— Task directions —
Which lines have the string "with"? Copy all of them from the entries below.
** BEGIN **
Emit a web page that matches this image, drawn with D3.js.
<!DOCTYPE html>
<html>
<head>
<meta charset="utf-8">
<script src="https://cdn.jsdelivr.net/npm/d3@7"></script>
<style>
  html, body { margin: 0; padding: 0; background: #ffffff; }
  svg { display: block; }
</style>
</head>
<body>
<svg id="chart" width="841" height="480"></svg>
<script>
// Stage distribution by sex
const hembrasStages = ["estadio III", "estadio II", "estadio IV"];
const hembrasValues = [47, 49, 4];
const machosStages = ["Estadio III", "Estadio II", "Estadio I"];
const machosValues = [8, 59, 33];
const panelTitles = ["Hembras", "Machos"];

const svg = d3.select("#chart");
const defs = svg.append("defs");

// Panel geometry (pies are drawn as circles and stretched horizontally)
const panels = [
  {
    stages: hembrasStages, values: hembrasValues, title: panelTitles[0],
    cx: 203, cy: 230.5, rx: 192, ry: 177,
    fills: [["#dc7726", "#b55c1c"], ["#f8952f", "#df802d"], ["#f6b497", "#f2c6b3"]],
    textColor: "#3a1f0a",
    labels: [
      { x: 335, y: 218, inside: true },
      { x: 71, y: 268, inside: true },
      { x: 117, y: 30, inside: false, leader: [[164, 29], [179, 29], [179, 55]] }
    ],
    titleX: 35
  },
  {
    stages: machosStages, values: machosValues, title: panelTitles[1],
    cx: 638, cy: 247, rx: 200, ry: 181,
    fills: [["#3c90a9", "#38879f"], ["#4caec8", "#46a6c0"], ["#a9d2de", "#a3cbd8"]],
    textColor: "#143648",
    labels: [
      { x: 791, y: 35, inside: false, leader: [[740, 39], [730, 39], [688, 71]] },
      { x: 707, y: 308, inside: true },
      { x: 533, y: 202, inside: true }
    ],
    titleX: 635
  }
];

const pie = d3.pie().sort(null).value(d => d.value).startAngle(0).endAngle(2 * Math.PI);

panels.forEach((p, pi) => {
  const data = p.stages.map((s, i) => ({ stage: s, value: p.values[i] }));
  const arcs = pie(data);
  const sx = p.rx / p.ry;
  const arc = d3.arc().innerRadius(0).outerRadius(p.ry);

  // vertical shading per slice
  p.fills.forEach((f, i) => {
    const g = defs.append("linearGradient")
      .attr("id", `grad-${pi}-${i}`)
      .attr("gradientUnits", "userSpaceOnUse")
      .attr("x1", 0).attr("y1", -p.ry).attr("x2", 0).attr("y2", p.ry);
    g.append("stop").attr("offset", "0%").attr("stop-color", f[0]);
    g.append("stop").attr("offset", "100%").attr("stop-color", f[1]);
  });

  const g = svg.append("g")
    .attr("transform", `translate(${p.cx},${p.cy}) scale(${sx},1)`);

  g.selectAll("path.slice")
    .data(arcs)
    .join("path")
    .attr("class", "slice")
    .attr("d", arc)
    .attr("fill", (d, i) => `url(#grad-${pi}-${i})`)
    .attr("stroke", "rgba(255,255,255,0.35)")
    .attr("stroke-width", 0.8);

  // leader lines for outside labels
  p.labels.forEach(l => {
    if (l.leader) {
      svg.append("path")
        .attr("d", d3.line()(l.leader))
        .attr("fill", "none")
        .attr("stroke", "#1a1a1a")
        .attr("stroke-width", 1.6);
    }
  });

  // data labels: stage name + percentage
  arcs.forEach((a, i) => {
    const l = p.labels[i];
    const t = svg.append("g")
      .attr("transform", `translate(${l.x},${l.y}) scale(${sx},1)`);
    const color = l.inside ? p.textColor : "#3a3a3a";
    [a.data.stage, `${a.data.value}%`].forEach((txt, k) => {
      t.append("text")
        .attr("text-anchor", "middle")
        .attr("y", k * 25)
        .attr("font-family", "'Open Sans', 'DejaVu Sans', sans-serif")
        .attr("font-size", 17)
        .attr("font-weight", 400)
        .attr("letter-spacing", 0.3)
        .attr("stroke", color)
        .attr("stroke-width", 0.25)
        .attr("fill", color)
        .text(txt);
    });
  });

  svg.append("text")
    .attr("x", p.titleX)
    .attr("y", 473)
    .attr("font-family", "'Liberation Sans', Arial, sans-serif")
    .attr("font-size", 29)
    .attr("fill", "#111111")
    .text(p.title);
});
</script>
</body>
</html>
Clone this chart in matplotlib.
** END **
** BEGIN **
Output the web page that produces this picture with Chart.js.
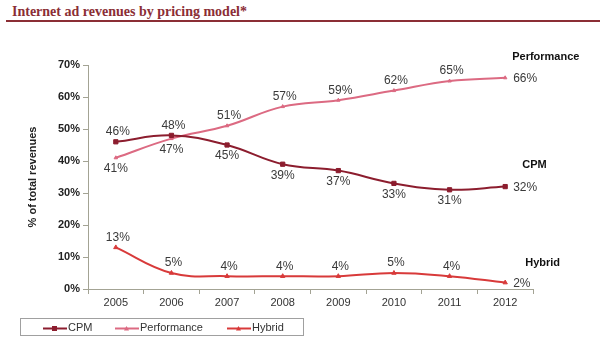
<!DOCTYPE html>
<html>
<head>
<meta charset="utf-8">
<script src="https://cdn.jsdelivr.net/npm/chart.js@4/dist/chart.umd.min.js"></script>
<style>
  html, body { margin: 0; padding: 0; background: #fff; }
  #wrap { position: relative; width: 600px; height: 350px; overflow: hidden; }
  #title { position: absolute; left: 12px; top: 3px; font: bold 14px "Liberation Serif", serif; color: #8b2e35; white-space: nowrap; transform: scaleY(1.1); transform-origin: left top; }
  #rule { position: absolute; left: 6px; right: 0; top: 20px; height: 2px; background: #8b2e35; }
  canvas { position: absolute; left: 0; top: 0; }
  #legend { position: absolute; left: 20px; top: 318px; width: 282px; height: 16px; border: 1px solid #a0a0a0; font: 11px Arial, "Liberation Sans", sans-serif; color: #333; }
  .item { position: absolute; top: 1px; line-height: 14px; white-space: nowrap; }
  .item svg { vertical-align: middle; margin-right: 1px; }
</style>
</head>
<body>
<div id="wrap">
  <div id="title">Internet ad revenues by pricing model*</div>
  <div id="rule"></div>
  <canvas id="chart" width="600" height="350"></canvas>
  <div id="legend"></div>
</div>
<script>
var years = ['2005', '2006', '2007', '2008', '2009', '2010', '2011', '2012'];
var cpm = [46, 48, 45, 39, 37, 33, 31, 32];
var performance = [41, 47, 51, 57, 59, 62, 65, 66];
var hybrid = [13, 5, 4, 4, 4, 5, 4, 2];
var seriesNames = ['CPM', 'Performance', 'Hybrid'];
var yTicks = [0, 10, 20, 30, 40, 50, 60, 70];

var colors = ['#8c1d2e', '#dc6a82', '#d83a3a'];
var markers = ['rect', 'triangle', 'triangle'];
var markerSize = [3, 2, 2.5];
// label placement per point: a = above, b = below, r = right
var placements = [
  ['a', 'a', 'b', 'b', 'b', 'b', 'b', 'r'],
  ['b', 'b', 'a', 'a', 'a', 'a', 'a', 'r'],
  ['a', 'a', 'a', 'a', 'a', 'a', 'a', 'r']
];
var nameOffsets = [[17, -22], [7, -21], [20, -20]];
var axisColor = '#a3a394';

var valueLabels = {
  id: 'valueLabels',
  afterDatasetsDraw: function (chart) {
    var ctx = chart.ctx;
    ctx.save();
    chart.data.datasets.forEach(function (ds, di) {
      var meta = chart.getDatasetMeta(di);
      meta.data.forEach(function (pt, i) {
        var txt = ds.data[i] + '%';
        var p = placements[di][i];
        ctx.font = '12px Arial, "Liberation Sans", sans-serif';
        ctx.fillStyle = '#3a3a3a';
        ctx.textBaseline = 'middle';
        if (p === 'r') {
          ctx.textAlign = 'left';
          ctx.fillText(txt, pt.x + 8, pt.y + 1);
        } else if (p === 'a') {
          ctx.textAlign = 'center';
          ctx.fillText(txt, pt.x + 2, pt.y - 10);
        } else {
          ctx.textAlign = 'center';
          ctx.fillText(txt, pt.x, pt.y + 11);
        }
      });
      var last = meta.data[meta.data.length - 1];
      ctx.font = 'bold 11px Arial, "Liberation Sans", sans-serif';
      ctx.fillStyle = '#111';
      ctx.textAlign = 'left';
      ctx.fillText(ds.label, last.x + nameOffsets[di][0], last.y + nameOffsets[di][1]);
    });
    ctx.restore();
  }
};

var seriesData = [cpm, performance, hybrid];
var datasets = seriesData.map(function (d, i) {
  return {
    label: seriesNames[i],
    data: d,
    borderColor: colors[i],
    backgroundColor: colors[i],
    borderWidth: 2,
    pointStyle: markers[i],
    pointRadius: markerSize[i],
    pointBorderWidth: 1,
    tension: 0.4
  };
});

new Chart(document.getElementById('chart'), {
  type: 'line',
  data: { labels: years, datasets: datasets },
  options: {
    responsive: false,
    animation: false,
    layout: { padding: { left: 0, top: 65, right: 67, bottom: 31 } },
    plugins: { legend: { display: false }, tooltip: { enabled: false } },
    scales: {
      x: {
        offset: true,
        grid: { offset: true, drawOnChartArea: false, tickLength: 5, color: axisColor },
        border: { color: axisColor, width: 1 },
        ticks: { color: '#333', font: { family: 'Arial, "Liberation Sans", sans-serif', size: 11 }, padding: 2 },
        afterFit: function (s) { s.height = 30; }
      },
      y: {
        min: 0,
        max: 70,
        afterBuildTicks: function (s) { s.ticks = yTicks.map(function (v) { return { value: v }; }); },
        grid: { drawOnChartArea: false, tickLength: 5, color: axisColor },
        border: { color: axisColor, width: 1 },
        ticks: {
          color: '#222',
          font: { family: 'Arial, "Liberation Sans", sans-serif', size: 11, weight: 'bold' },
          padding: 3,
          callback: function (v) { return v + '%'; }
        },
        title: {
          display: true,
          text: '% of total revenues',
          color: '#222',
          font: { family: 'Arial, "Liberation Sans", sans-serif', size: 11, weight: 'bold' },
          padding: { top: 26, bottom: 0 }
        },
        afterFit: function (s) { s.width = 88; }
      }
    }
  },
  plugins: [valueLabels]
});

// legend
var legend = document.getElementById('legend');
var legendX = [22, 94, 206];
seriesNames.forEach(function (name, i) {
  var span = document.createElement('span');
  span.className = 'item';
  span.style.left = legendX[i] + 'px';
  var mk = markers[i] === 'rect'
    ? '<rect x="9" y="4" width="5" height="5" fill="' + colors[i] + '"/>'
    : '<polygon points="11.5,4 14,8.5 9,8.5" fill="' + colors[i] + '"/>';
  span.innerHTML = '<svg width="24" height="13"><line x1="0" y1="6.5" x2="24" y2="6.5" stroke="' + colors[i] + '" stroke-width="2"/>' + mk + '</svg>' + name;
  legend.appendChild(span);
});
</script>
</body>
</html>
** END **
— Response to the task —
Emit a web page that matches this image, drawn with D3.js.
Output the web page that produces this picture with Chart.js.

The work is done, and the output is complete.